Anne Owers, the chief inspector of prisons, called on the government in 2002 to introduce regular and independent assessment of the welfare and education of detained children.
Since then, she has toughened her position, saying children should only be held for the few days prior to a deportation.
Sarah Cutler, of Bail for Immigration Detainees, said the 28-day review rules needed to be replaced with assessments within a week of being held.
"It is difficult to assess how many children are affected by detention, because the government have failed to publish regular figures," she said.
"But if the figures from March are representative, there are a high number of children who are being detained."

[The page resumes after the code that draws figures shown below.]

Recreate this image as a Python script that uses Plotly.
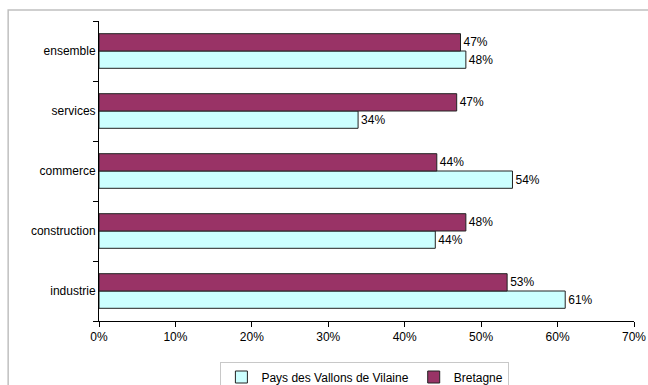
import plotly.graph_objects as go

categories = ["industrie", "construction", "commerce", "services", "ensemble"]
pays_values = [61.0, 44.0, 54.1, 33.9, 48.0]
bretagne_values = [53.4, 48.0, 44.2, 46.8, 47.3]
series_names = ["Pays des Vallons de Vilaine", "Bretagne"]
x_ticks = [0, 10, 20, 30, 40, 50, 60, 70]
x_tick_labels = ["0%", "10%", "20%", "30%", "40%", "50%", "60%", "70%"]

FONT = "Arial, Liberation Sans, sans-serif"

fig = go.Figure()
fig.add_trace(go.Bar(
    y=categories, x=pays_values, orientation="h", name=series_names[0],
    marker=dict(color="#CCFFFF", line=dict(color="#222222", width=1)),
    texttemplate="%{x:.0f}%", textposition="outside", cliponaxis=False,
    textfont=dict(family=FONT, size=12, color="#000000"),
))
fig.add_trace(go.Bar(
    y=categories, x=bretagne_values, orientation="h", name=series_names[1],
    marker=dict(color="#993366", line=dict(color="#222222", width=1)),
    texttemplate="%{x:.0f}%", textposition="outside", cliponaxis=False,
    textfont=dict(family=FONT, size=12, color="#000000"),
))

fig.update_layout(
    width=648, height=385,
    margin=dict(l=99, r=14, t=21, b=64, autoexpand=False),
    paper_bgcolor="white", plot_bgcolor="white",
    barmode="group", bargap=0.423, bargroupgap=0,
    font=dict(family=FONT, size=12, color="#000000"),
    showlegend=True,
    legend=dict(
        orientation="h", x=0.497, xanchor="center", y=-0.135, yanchor="top",
        bordercolor="#C8C8C8", borderwidth=1, bgcolor="white",
        font=dict(family=FONT, size=12, color="#000000"),
        itemwidth=30, tracegroupgap=0,
    ),
    shapes=[dict(
        type="rect", xref="paper", yref="paper",
        x0=-0.1698, x1=1.1, y0=-0.5, y1=1.0367,
        line=dict(color="#C0C0C0", width=1.5), fillcolor="rgba(0,0,0,0)",
        layer="below",
    )],
)
fig.update_xaxes(
    range=[0, 70], tickvals=x_ticks, ticktext=x_tick_labels,
    showgrid=False, zeroline=False, showline=True, linecolor="#000000", linewidth=1,
    ticks="outside", ticklen=5, tickcolor="#000000", automargin=False,
    tickfont=dict(family=FONT, size=12, color="#000000"),
)
fig.update_yaxes(
    categoryorder="array", categoryarray=categories,
    showgrid=False, zeroline=False, showline=True, linecolor="#000000", linewidth=1,
    ticks="outside", ticklen=5, tickcolor="#000000", tickson="boundaries",
    automargin=False,
    tickfont=dict(family=FONT, size=12, color="#000000"),
)

fig.write_html(
    "out.html",
    config={"displayModeBar": False},
    post_script="document.body.style.margin='0';document.body.style.overflow='hidden';",
)
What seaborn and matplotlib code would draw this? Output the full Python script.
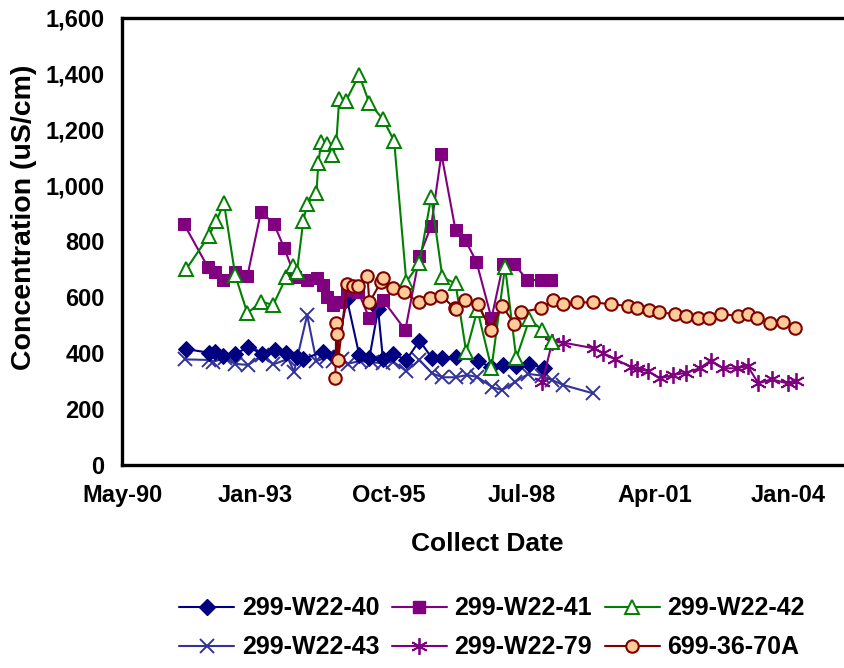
import matplotlib
matplotlib.use("Agg")
import matplotlib.pyplot as plt
import matplotlib.dates as mdates
from matplotlib.lines import Line2D
import seaborn as sns
import pandas as pd

# ---- data (x = decimal year of collection, y = uS/cm) ----
w40_t = [1991.66, 1992.13, 1992.26, 1992.42, 1992.67, 1992.94, 1993.22, 1993.49, 1993.72, 1993.94,
         1994.07, 1994.48, 1994.73, 1994.97, 1995.22, 1995.43, 1995.61, 1995.71, 1995.92, 1996.19,
         1996.46, 1996.72, 1996.93, 1997.20, 1997.67, 1997.92, 1998.18, 1998.45, 1998.72, 1999.03]
w40_v = [415, 402, 405, 390, 397, 423, 397, 412, 400, 388,
         379, 406, 385, 593, 395, 383, 557, 378, 397, 376,
         445, 382, 382, 388, 373, 350, 358, 354, 360, 348]

w41_t = [1991.62, 1992.11, 1992.26, 1992.42, 1992.67, 1992.92, 1993.20, 1993.47, 1993.68, 1993.90,
         1994.15, 1994.36, 1994.48, 1994.56, 1994.69, 1994.83, 1994.97, 1995.20, 1995.43, 1995.71,
         1996.17, 1996.46, 1996.70, 1996.91, 1997.20, 1997.40, 1997.63, 1997.94, 1998.18, 1998.41,
         1998.68, 1998.95, 1999.17]
w41_v = [862, 708, 692, 662, 692, 676, 907, 862, 776, 674,
         662, 670, 644, 602, 573, 585, 626, 620, 525, 590,
         483, 748, 855, 1113, 841, 805, 728, 525, 718, 718,
         662, 662, 662]

w42_t = [1991.66, 1992.13, 1992.28, 1992.44, 1992.67, 1992.92, 1993.20, 1993.45, 1993.72, 1993.86,
         1993.94, 1994.07, 1994.15, 1994.34, 1994.38, 1994.44, 1994.56, 1994.67, 1994.75, 1994.81,
         1994.95, 1995.22, 1995.43, 1995.71, 1995.94, 1996.19, 1996.46, 1996.70, 1996.93, 1997.20,
         1997.42, 1997.65, 1997.94, 1998.22, 1998.45, 1998.72, 1998.99, 1999.19]
w42_v = [700, 820, 873, 937, 680, 543, 585, 573, 672, 713,
         692, 873, 934, 972, 1080, 1157, 1149, 1110, 1157, 1310,
         1304, 1396, 1295, 1238, 1160, 656, 722, 960, 672, 650,
         405, 555, 346, 710, 382, 521, 483, 441]

w43_t = [1991.64, 1992.13, 1992.22, 1992.46, 1992.67, 1992.94, 1993.22, 1993.45, 1993.76, 1993.88,
         1994.15, 1994.34, 1994.56, 1994.69, 1994.87, 1994.99, 1995.24, 1995.49, 1995.71, 1995.92,
         1996.19, 1996.46, 1996.72, 1996.93, 1997.20, 1997.44, 1997.65, 1997.96, 1998.16, 1998.43,
         1998.70, 1998.97, 1999.19, 1999.42, 2000.02]
w43_v = [378, 376, 370, 382, 362, 358, 393, 360, 380, 334,
         537, 372, 386, 372, 378, 363, 372, 367, 365, 370,
         336, 376, 328, 314, 314, 322, 315, 278, 268, 298,
         326, 320, 304, 286, 257]

w79_t = [1998.99, 1999.19, 1999.42, 2000.04, 2000.24, 2000.49, 2000.80, 2000.94, 2001.15, 2001.40,
         2001.68, 2001.93, 2002.22, 2002.45, 2002.71, 2002.98, 2003.21, 2003.43, 2003.70, 2004.03,
         2004.20]
w79_v = [298, 441, 438, 418, 400, 378, 352, 342, 337, 310,
         322, 330, 346, 374, 346, 346, 354, 292, 307, 292,
         302]

a70_t = [1994.73, 1994.75, 1994.77, 1994.79, 1994.97, 1995.10, 1995.20, 1995.39, 1995.43, 1995.67,
         1995.71, 1995.92, 1996.15, 1996.44, 1996.68, 1996.91, 1997.18, 1997.20, 1997.40, 1997.67,
         1997.92, 1998.16, 1998.41, 1998.55, 1998.95, 1999.21, 1999.42, 1999.69, 2000.02, 2000.39,
         2000.74, 2000.94, 2001.17, 2001.38, 2001.72, 2001.93, 2002.18, 2002.41, 2002.67, 2003.00,
         2003.21, 2003.41, 2003.66, 2003.93, 2004.18]
a70_v = [310, 507, 469, 376, 647, 640, 640, 678, 582, 656,
         670, 634, 618, 582, 599, 606, 561, 557, 590, 576,
         483, 570, 505, 547, 561, 590, 576, 582, 582, 576,
         569, 561, 555, 547, 540, 533, 527, 527, 540, 534,
         540, 525, 507, 513, 489]

labels = ["299-W22-40", "299-W22-41", "299-W22-42", "299-W22-43", "299-W22-79", "699-36-70A"]
x_ticks = ["1990-05-06", "1993-01-30", "1995-10-27", "1998-07-23", "2001-04-18", "2004-01-13"]
y_ticks = [0, 200, 400, 600, 800, 1000, 1200, 1400, 1600]


def to_dt(years):
    out = []
    for y in years:
        yr = int(y)
        a = pd.Timestamp(yr, 1, 1)
        b = pd.Timestamp(yr + 1, 1, 1)
        out.append(a + (b - a) * (y - yr))
    return out


sns.set_style("white")
plt.rcParams["font.family"] = ["Liberation Sans", "DejaVu Sans"]
plt.rcParams["font.weight"] = "bold"
plt.rcParams["text.color"] = "black"
plt.rcParams["axes.labelcolor"] = "black"
plt.rcParams["xtick.color"] = "black"
plt.rcParams["ytick.color"] = "black"

fig = plt.figure(figsize=(8.44, 6.68), dpi=100)
ax = fig.add_axes([122 / 844, (668 - 465) / 668, (852 - 122) / 844, 447 / 668])

styles = [
    dict(color="#000080", marker="D", markersize=8, markerfacecolor="#000080", markeredgecolor="#000080"),
    dict(color="#800080", marker="s", markersize=8.5, markerfacecolor="#800080", markeredgecolor="#800080"),
    dict(color="#008000", marker="^", markersize=10.5, markerfacecolor="white", markeredgecolor="#008000",
         markeredgewidth=1.4),
    dict(color="#333399", marker="x", markersize=9.5, markerfacecolor="#333399", markeredgecolor="#333399",
         markeredgewidth=1.4),
    dict(color="#800080", marker=(6, 2, 0), markersize=12, markerfacecolor="#800080",
         markeredgecolor="#800080", markeredgewidth=1.3),
    dict(color="#800000", marker="o", markersize=9, markerfacecolor="#FFCC99", markeredgecolor="#800000",
         markeredgewidth=1.5),
]
series = [(w40_t, w40_v), (w41_t, w41_v), (w42_t, w42_v), (w43_t, w43_v), (w79_t, w79_v), (a70_t, a70_v)]
draw_order = [3, 0, 4, 1, 2, 5]
for i in draw_order:
    t, v = series[i]
    df = pd.DataFrame({"date": to_dt(t), "val": v})
    sns.lineplot(data=df, x="date", y="val", ax=ax, estimator=None, sort=False,
                 linewidth=1.5, legend=False, **styles[i])

ax.set_ylim(0, 1600)
ax.set_yticks(y_ticks)
ax.set_yticklabels([f"{v:,}" for v in y_ticks])
ax.set_xlim(pd.Timestamp("1990-05-06"), pd.Timestamp("2005-05-10"))
ax.set_xticks([pd.Timestamp(d) for d in x_ticks])
ax.xaxis.set_major_formatter(mdates.DateFormatter("%b-%y"))

for s in ax.spines.values():
    s.set_linewidth(2.4)
    s.set_color("black")
ax.tick_params(axis="both", direction="out", length=3.5, width=1, color="black", labelsize=17)
ax.tick_params(axis="x", pad=10)
ax.tick_params(axis="y", pad=9)
for lab in ax.get_xticklabels() + ax.get_yticklabels():
    lab.set_fontweight("bold")

ax.set_xlabel("Collect Date", fontsize=19, fontweight="bold", labelpad=18)
ax.set_ylabel("Concentration (uS/cm)", fontsize=20.5, fontweight="bold")
ax.yaxis.set_label_coords(-0.117, 0.555)

handles = [Line2D([], [], linewidth=1.5, **st) for st in styles]
order = [0, 3, 1, 4, 2, 5]
fig.legend([handles[i] for i in order], [labels[i] for i in order],
           loc="center", bbox_to_anchor=(0.583, 0.06), ncol=3, frameon=False,
           prop={"size": 18, "weight": "bold"}, handlelength=2.2, handletextpad=0.3,
           columnspacing=0.5, labelspacing=0.6)

fig.savefig("out.png", dpi=100)
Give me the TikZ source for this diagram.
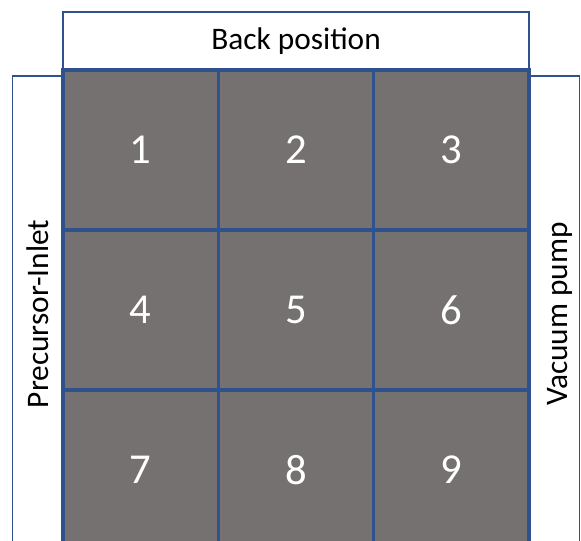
\documentclass[tikz,border=0pt]{standalone}
\usepackage{fontspec}
\setmainfont{Carlito}
\usetikzlibrary{positioning}

\definecolor{frameblue}{HTML}{2F528F}
\definecolor{slotgray}{HTML}{767171}

\tikzset{
  slot/.style={draw=frameblue, line width=2.6pt, fill=slotgray, text=white,
    minimum width=116.5pt, minimum height=120pt, inner sep=0pt,
    font=\fontsize{32}{36}\selectfont},
  sidebox/.style={draw=frameblue, line width=1.3pt, fill=white, inner sep=0pt,
    font=\fontsize{23.5}{27}\selectfont}
}

\begin{document}
\begin{tikzpicture}[x=0.75pt, y=-0.75pt]

    % Page frame (pixel units)
    \useasboundingbox (0,0) rectangle (581,541);
    \clip (0,0) rectangle (581,541);

    % Parameters for the sample slots
    \def\xa{63}
    \def\cw{155.33}
    \def\ya{70}
    \def\ch{160}

    % Side boxes
    \node[sidebox, minimum width=349.5pt, minimum height=43.5pt] (back) at (296,41) {Back position};
    \node[sidebox, minimum width=37.9pt, minimum height=357pt] (inlet) at (37.75,314)
        {\rotatebox{90}{Precursor-Inlet}};
    \node[sidebox, minimum width=37.9pt, minimum height=357pt] (pump) at (554.25,314)
        {\rotatebox{90}{\raisebox{-4pt}[\height][\depth]{Vacuum pump}}};

    % 3x3 grid of numbered slots
    \foreach \r in {0,1,2} {
        \foreach \c in {0,1,2} {
            \pgfmathtruncatemacro{\n}{3*\r+\c+1}
            \node[slot] (s\n) at ({\xa+(\c+0.5)*\cw},{\ya+(\r+0.5)*\ch}) {\n};
        }
    }

\end{tikzpicture}
\end{document}
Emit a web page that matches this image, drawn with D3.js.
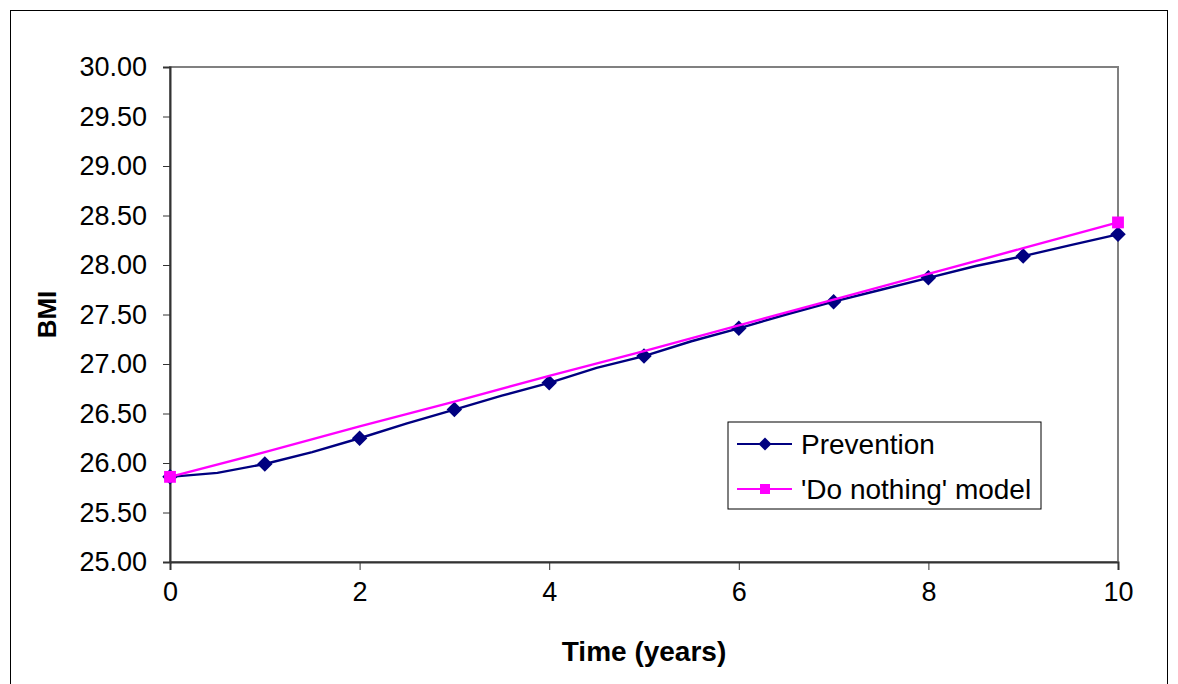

Ms Cutler said they had found children who had been detained for up to 165 days and there had been a two-year wait for reliable statistics.
"The government should not be allowed to drag their heels over putting the most basic of safeguards in place."
Appeals process
In March ministers dropped plans to scrap extended rights of appeal for asylum seekers after concerted opposition.
Under the bill as it stood, asylum seekers would be allowed only one appeal to the body which turned down their application - and no recourse to higher courts.
A coalition of campaigners opposed the measure - and England's most senior judge, Lord Woolf, said the plans went against the basic principle of the rule of law.
Ministers say they still want to restrict asylum appeals - which can go on for more than a year - but the exact proposals are not yet known.